=== What you are asked to do ===
Transcribe the material below exactly as it appears.

=== Data lines ===
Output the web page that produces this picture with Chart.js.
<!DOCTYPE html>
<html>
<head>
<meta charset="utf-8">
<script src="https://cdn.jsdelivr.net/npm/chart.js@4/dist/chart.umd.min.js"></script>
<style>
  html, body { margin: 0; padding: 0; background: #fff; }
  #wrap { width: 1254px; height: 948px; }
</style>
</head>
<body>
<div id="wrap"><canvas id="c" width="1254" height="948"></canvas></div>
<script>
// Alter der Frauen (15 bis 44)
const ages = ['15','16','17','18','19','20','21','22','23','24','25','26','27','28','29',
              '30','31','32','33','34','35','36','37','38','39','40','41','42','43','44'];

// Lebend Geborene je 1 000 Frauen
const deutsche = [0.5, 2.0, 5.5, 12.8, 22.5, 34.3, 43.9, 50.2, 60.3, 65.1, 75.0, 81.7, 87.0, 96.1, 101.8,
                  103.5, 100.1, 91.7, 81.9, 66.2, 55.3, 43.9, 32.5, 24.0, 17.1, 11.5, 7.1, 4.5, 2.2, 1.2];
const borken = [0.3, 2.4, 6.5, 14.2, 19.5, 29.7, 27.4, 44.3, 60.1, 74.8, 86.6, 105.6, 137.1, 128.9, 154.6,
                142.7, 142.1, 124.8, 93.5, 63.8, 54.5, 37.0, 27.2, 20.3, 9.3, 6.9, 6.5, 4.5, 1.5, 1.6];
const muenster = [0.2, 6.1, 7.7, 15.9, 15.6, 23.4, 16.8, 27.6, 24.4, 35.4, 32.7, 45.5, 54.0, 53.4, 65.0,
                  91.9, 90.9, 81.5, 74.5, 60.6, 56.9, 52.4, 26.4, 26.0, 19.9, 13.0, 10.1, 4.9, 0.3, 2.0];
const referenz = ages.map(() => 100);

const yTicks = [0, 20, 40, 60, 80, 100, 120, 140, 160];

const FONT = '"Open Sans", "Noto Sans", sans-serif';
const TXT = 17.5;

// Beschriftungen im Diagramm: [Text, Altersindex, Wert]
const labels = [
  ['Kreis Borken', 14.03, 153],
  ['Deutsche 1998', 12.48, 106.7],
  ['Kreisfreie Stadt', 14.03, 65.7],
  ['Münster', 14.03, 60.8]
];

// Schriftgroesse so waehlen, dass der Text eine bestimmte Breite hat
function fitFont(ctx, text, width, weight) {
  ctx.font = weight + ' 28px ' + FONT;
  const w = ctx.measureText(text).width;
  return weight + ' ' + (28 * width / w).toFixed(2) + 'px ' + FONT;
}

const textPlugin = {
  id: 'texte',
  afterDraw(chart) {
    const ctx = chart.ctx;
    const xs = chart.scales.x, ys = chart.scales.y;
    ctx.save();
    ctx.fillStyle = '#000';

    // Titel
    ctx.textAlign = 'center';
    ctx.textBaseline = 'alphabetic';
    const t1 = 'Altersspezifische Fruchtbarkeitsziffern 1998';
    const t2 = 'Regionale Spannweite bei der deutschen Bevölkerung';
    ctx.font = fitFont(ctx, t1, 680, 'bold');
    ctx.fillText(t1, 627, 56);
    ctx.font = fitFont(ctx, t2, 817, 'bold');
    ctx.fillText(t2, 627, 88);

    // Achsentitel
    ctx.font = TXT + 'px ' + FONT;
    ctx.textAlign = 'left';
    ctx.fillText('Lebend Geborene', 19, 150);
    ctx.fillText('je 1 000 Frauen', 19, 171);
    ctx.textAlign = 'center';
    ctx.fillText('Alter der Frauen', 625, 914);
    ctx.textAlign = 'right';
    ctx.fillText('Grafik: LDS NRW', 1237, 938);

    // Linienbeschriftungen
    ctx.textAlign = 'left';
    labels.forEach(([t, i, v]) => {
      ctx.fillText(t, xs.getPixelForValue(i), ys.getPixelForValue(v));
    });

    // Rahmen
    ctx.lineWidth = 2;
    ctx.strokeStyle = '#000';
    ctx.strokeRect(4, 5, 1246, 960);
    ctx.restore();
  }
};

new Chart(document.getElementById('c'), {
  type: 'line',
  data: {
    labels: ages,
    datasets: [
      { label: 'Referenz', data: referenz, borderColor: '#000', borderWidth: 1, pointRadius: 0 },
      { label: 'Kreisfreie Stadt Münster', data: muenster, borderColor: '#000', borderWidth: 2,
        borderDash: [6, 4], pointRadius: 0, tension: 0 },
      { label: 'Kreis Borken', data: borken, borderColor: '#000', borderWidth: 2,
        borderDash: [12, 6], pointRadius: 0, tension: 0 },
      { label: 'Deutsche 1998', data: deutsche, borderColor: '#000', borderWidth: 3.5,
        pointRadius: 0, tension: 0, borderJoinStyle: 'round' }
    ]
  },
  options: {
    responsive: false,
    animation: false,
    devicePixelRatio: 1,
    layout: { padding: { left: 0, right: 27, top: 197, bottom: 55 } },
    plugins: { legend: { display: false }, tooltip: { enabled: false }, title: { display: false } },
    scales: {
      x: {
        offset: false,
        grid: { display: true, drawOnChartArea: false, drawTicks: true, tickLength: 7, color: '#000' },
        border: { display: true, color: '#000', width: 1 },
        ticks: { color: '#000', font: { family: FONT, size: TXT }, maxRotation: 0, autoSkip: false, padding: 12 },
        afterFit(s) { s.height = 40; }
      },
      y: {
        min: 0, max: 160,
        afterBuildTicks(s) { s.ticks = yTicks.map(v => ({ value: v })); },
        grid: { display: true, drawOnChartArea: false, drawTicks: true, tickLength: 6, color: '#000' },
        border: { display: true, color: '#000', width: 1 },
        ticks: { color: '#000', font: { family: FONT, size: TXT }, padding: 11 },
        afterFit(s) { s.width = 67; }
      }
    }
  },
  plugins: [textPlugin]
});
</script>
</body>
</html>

=== Expected answer ===
Output the web page that produces this picture with Chart.js.
<!DOCTYPE html>
<html>
<head>
<meta charset="utf-8">
<script src="https://cdn.jsdelivr.net/npm/chart.js@4/dist/chart.umd.min.js"></script>
<style>
  html, body { margin: 0; padding: 0; background: #fff; }
  #wrap { width: 1254px; height: 948px; }
</style>
</head>
<body>
<div id="wrap"><canvas id="c" width="1254" height="948"></canvas></div>
<script>
// Alter der Frauen (15 bis 44)
const ages = ['15','16','17','18','19','20','21','22','23','24','25','26','27','28','29',
              '30','31','32','33','34','35','36','37','38','39','40','41','42','43','44'];

// Lebend Geborene je 1 000 Frauen
const deutsche = [0.5, 2.0, 5.5, 12.8, 22.5, 34.3, 43.9, 50.2, 60.3, 65.1, 75.0, 81.7, 87.0, 96.1, 101.8,
                  103.5, 100.1, 91.7, 81.9, 66.2, 55.3, 43.9, 32.5, 24.0, 17.1, 11.5, 7.1, 4.5, 2.2, 1.2];
const borken = [0.3, 2.4, 6.5, 14.2, 19.5, 29.7, 27.4, 44.3, 60.1, 74.8, 86.6, 105.6, 137.1, 128.9, 154.6,
                142.7, 142.1, 124.8, 93.5, 63.8, 54.5, 37.0, 27.2, 20.3, 9.3, 6.9, 6.5, 4.5, 1.5, 1.6];
const muenster = [0.2, 6.1, 7.7, 15.9, 15.6, 23.4, 16.8, 27.6, 24.4, 35.4, 32.7, 45.5, 54.0, 53.4, 65.0,
                  91.9, 90.9, 81.5, 74.5, 60.6, 56.9, 52.4, 26.4, 26.0, 19.9, 13.0, 10.1, 4.9, 0.3, 2.0];
const referenz = ages.map(() => 100);

const yTicks = [0, 20, 40, 60, 80, 100, 120, 140, 160];

const FONT = '"Open Sans", "Noto Sans", sans-serif';
const TXT = 17.5;

// Beschriftungen im Diagramm: [Text, Altersindex, Wert]
const labels = [
  ['Kreis Borken', 14.03, 153],
  ['Deutsche 1998', 12.48, 106.7],
  ['Kreisfreie Stadt', 14.03, 65.7],
  ['Münster', 14.03, 60.8]
];

// Schriftgroesse so waehlen, dass der Text eine bestimmte Breite hat
function fitFont(ctx, text, width, weight) {
  ctx.font = weight + ' 28px ' + FONT;
  const w = ctx.measureText(text).width;
  return weight + ' ' + (28 * width / w).toFixed(2) + 'px ' + FONT;
}

const textPlugin = {
  id: 'texte',
  afterDraw(chart) {
    const ctx = chart.ctx;
    const xs = chart.scales.x, ys = chart.scales.y;
    ctx.save();
    ctx.fillStyle = '#000';

    // Titel
    ctx.textAlign = 'center';
    ctx.textBaseline = 'alphabetic';
    const t1 = 'Altersspezifische Fruchtbarkeitsziffern 1998';
    const t2 = 'Regionale Spannweite bei der deutschen Bevölkerung';
    ctx.font = fitFont(ctx, t1, 680, 'bold');
    ctx.fillText(t1, 627, 56);
    ctx.font = fitFont(ctx, t2, 817, 'bold');
    ctx.fillText(t2, 627, 88);

    // Achsentitel
    ctx.font = TXT + 'px ' + FONT;
    ctx.textAlign = 'left';
    ctx.fillText('Lebend Geborene', 19, 150);
    ctx.fillText('je 1 000 Frauen', 19, 171);
    ctx.textAlign = 'center';
    ctx.fillText('Alter der Frauen', 625, 914);
    ctx.textAlign = 'right';
    ctx.fillText('Grafik: LDS NRW', 1237, 938);

    // Linienbeschriftungen
    ctx.textAlign = 'left';
    labels.forEach(([t, i, v]) => {
      ctx.fillText(t, xs.getPixelForValue(i), ys.getPixelForValue(v));
    });

    // Rahmen
    ctx.lineWidth = 2;
    ctx.strokeStyle = '#000';
    ctx.strokeRect(4, 5, 1246, 960);
    ctx.restore();
  }
};

new Chart(document.getElementById('c'), {
  type: 'line',
  data: {
    labels: ages,
    datasets: [
      { label: 'Referenz', data: referenz, borderColor: '#000', borderWidth: 1, pointRadius: 0 },
      { label: 'Kreisfreie Stadt Münster', data: muenster, borderColor: '#000', borderWidth: 2,
        borderDash: [6, 4], pointRadius: 0, tension: 0 },
      { label: 'Kreis Borken', data: borken, borderColor: '#000', borderWidth: 2,
        borderDash: [12, 6], pointRadius: 0, tension: 0 },
      { label: 'Deutsche 1998', data: deutsche, borderColor: '#000', borderWidth: 3.5,
        pointRadius: 0, tension: 0, borderJoinStyle: 'round' }
    ]
  },
  options: {
    responsive: false,
    animation: false,
    devicePixelRatio: 1,
    layout: { padding: { left: 0, right: 27, top: 197, bottom: 55 } },
    plugins: { legend: { display: false }, tooltip: { enabled: false }, title: { display: false } },
    scales: {
      x: {
        offset: false,
        grid: { display: true, drawOnChartArea: false, drawTicks: true, tickLength: 7, color: '#000' },
        border: { display: true, color: '#000', width: 1 },
        ticks: { color: '#000', font: { family: FONT, size: TXT }, maxRotation: 0, autoSkip: false, padding: 12 },
        afterFit(s) { s.height = 40; }
      },
      y: {
        min: 0, max: 160,
        afterBuildTicks(s) { s.ticks = yTicks.map(v => ({ value: v })); },
        grid: { display: true, drawOnChartArea: false, drawTicks: true, tickLength: 6, color: '#000' },
        border: { display: true, color: '#000', width: 1 },
        ticks: { color: '#000', font: { family: FONT, size: TXT }, padding: 11 },
        afterFit(s) { s.width = 67; }
      }
    }
  },
  plugins: [textPlugin]
});
</script>
</body>
</html>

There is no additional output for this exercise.